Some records
⟨
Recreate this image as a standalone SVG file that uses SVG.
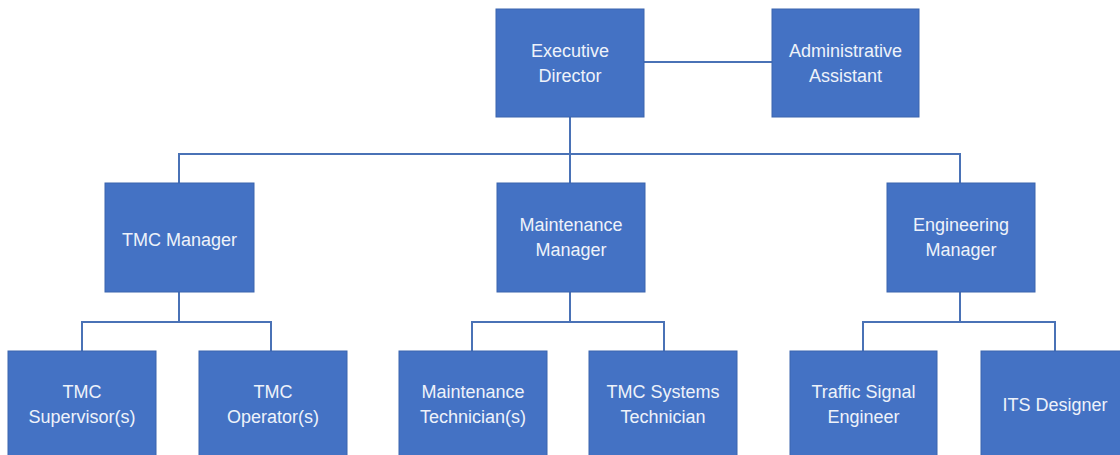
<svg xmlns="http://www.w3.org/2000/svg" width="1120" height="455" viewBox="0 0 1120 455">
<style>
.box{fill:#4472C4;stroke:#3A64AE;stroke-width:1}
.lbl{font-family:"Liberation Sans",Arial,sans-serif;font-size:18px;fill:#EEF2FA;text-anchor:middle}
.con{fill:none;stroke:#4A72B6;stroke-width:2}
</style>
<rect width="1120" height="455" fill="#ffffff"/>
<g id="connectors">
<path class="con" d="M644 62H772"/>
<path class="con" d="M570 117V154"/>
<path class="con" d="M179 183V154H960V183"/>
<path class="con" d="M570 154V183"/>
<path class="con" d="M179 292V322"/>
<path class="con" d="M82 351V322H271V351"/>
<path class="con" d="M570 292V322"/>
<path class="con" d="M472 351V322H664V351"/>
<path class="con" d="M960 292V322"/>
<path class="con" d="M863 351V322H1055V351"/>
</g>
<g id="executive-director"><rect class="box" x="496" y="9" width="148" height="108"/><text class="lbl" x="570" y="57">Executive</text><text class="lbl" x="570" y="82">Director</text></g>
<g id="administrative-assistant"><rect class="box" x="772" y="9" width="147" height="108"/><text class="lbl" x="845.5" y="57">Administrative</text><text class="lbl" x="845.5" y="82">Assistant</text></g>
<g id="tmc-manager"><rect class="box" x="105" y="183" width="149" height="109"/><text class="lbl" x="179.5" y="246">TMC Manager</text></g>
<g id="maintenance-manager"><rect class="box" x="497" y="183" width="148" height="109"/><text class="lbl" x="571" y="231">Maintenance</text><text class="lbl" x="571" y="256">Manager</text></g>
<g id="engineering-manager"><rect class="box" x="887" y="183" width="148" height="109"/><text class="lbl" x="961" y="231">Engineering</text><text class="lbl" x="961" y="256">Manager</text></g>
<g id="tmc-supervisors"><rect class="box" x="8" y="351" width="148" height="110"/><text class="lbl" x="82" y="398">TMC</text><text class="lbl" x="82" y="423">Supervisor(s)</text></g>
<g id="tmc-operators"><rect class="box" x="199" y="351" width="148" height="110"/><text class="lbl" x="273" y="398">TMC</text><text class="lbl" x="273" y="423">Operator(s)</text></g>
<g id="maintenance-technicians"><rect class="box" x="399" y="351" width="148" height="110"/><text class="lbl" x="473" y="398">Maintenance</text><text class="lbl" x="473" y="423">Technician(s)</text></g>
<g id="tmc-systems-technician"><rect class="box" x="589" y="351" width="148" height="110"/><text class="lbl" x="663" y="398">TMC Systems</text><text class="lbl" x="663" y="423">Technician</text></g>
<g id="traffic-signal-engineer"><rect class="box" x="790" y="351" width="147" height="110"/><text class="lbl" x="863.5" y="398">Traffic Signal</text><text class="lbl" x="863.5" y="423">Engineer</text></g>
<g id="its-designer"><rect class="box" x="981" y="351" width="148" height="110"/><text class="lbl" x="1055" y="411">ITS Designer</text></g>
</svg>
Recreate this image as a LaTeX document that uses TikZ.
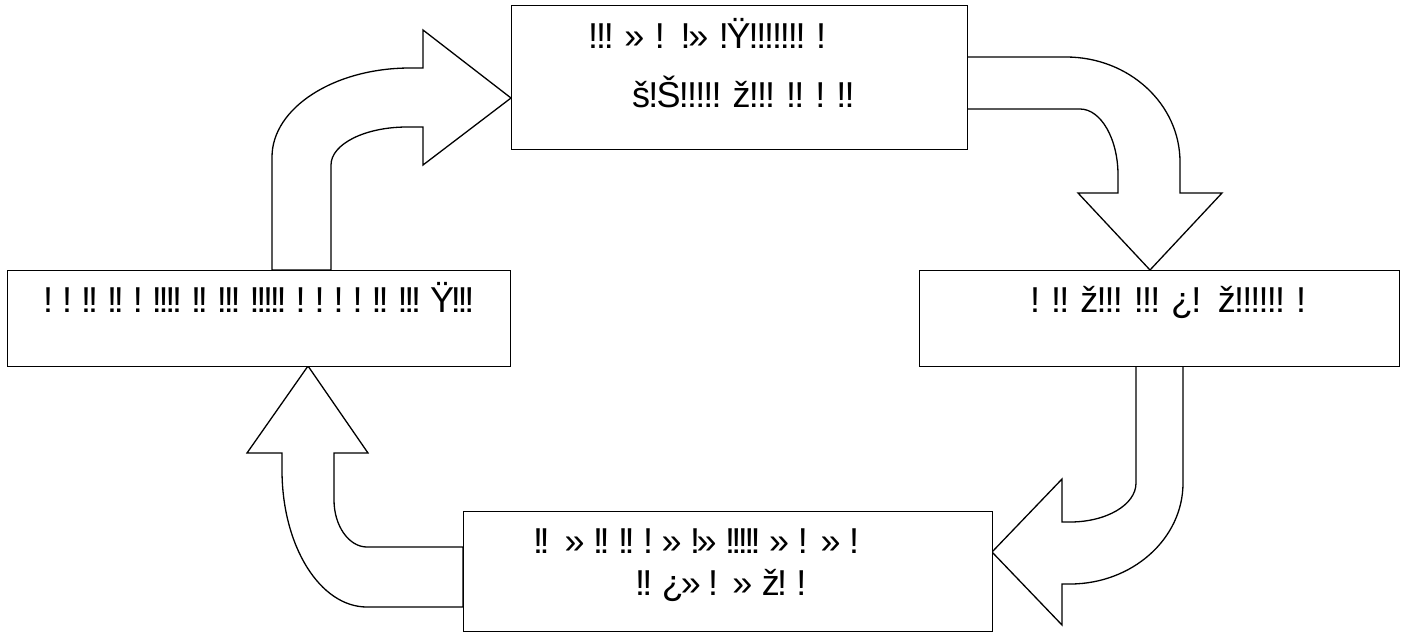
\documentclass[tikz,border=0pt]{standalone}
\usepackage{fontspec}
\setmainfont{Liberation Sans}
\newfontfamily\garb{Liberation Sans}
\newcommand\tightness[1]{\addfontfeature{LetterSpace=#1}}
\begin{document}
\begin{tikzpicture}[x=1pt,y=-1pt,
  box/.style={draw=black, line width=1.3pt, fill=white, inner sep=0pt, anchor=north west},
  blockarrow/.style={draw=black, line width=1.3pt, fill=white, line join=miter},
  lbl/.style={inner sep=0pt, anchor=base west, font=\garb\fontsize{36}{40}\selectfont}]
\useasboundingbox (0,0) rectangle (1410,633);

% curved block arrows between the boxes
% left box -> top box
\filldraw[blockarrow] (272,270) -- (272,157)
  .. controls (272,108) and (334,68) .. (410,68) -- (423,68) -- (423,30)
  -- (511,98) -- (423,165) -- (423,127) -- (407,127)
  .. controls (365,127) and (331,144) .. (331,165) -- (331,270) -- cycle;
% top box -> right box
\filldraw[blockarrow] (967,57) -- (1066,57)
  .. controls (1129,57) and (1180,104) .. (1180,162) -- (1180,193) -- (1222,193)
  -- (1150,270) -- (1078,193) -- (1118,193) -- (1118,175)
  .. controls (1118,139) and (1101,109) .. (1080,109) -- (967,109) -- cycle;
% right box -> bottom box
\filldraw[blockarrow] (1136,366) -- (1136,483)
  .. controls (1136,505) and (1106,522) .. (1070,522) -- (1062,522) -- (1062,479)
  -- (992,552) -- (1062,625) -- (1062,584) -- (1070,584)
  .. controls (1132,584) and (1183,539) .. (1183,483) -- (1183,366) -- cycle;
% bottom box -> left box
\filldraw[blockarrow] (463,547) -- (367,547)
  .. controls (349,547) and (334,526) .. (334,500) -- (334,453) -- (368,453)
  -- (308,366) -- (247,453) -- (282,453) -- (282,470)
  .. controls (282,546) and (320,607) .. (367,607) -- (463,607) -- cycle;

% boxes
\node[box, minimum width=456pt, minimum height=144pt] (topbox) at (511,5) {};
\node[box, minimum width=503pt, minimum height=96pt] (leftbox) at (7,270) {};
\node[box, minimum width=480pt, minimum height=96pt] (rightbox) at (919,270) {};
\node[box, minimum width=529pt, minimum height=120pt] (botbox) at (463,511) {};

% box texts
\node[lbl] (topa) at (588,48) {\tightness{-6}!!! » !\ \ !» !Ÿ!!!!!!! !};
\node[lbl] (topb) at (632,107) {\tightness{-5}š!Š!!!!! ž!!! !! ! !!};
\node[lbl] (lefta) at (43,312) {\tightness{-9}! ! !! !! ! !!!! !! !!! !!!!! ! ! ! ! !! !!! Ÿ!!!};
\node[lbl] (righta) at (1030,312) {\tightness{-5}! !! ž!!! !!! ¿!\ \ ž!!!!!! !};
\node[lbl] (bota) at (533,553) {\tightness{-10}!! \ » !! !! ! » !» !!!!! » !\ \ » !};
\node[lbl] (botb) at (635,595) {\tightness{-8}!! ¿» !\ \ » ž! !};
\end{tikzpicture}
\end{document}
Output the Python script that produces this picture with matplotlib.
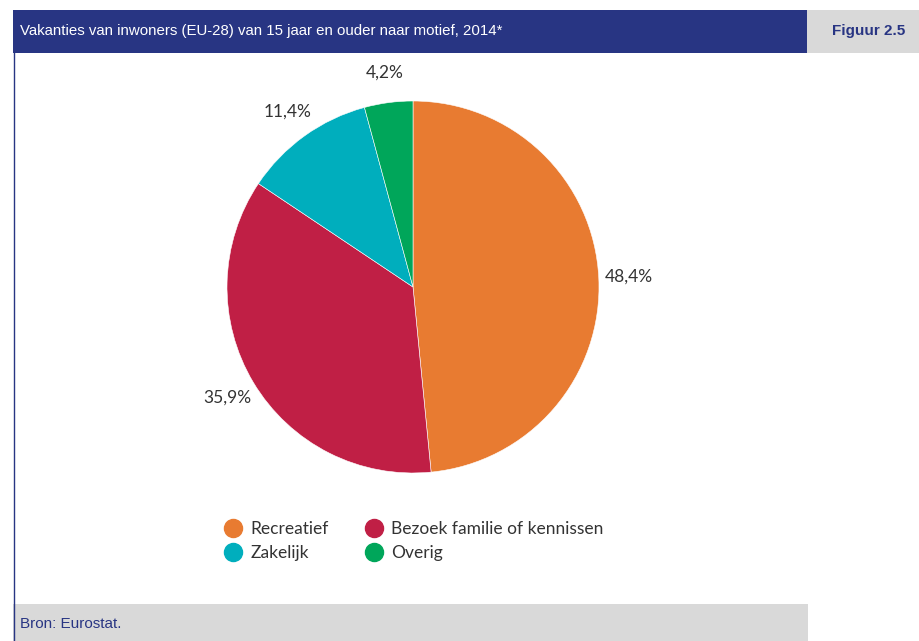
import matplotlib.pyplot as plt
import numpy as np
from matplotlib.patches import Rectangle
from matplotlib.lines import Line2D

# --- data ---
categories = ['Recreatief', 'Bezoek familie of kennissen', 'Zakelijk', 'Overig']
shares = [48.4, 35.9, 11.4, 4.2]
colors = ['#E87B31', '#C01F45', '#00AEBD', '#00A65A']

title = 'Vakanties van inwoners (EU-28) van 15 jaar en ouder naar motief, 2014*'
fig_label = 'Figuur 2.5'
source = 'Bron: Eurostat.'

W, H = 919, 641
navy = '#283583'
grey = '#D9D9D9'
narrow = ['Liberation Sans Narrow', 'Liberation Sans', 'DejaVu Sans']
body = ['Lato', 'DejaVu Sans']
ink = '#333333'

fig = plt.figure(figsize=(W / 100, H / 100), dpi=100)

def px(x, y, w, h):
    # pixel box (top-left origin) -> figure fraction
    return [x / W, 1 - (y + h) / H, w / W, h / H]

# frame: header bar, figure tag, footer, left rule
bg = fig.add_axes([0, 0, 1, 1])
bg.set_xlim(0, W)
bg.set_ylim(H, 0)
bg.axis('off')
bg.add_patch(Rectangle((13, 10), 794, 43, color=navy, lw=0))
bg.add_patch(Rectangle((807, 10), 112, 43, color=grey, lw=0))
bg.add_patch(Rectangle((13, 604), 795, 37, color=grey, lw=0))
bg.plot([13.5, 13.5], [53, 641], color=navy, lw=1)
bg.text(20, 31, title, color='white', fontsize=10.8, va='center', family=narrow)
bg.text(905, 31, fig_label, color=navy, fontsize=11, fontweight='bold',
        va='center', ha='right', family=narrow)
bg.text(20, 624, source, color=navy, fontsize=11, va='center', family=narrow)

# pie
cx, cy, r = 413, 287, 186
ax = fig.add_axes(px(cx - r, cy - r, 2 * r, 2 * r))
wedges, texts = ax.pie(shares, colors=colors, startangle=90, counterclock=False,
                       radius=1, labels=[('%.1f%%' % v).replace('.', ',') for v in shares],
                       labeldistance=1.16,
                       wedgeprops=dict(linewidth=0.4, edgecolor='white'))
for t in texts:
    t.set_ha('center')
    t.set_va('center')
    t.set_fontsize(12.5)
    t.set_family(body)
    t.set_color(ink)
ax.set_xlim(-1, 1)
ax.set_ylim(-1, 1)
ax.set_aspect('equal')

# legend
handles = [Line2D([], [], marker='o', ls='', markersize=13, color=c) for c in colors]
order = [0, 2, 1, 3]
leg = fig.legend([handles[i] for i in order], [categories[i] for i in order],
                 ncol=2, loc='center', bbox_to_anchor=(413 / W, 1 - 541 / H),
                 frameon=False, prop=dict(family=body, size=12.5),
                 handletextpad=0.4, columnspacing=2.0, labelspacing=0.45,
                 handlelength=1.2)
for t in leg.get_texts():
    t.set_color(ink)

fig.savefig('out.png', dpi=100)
⟩
Problem description —
Using the data above, extract exactly the lines from the one containing "Recreate this image as a LaTeX" through the one containing "(0,0) rectangle (1410,633);". Pictures are left out.

Answer —
Recreate this image as a LaTeX document that uses TikZ.
\documentclass[tikz,border=0pt]{standalone}
\usepackage{fontspec}
\setmainfont{Liberation Sans}
\newfontfamily\garb{Liberation Sans}
\newcommand\tightness[1]{\addfontfeature{LetterSpace=#1}}
\begin{document}
\begin{tikzpicture}[x=1pt,y=-1pt,
  box/.style={draw=black, line width=1.3pt, fill=white, inner sep=0pt, anchor=north west},
  blockarrow/.style={draw=black, line width=1.3pt, fill=white, line join=miter},
  lbl/.style={inner sep=0pt, anchor=base west, font=\garb\fontsize{36}{40}\selectfont}]
\useasboundingbox (0,0) rectangle (1410,633);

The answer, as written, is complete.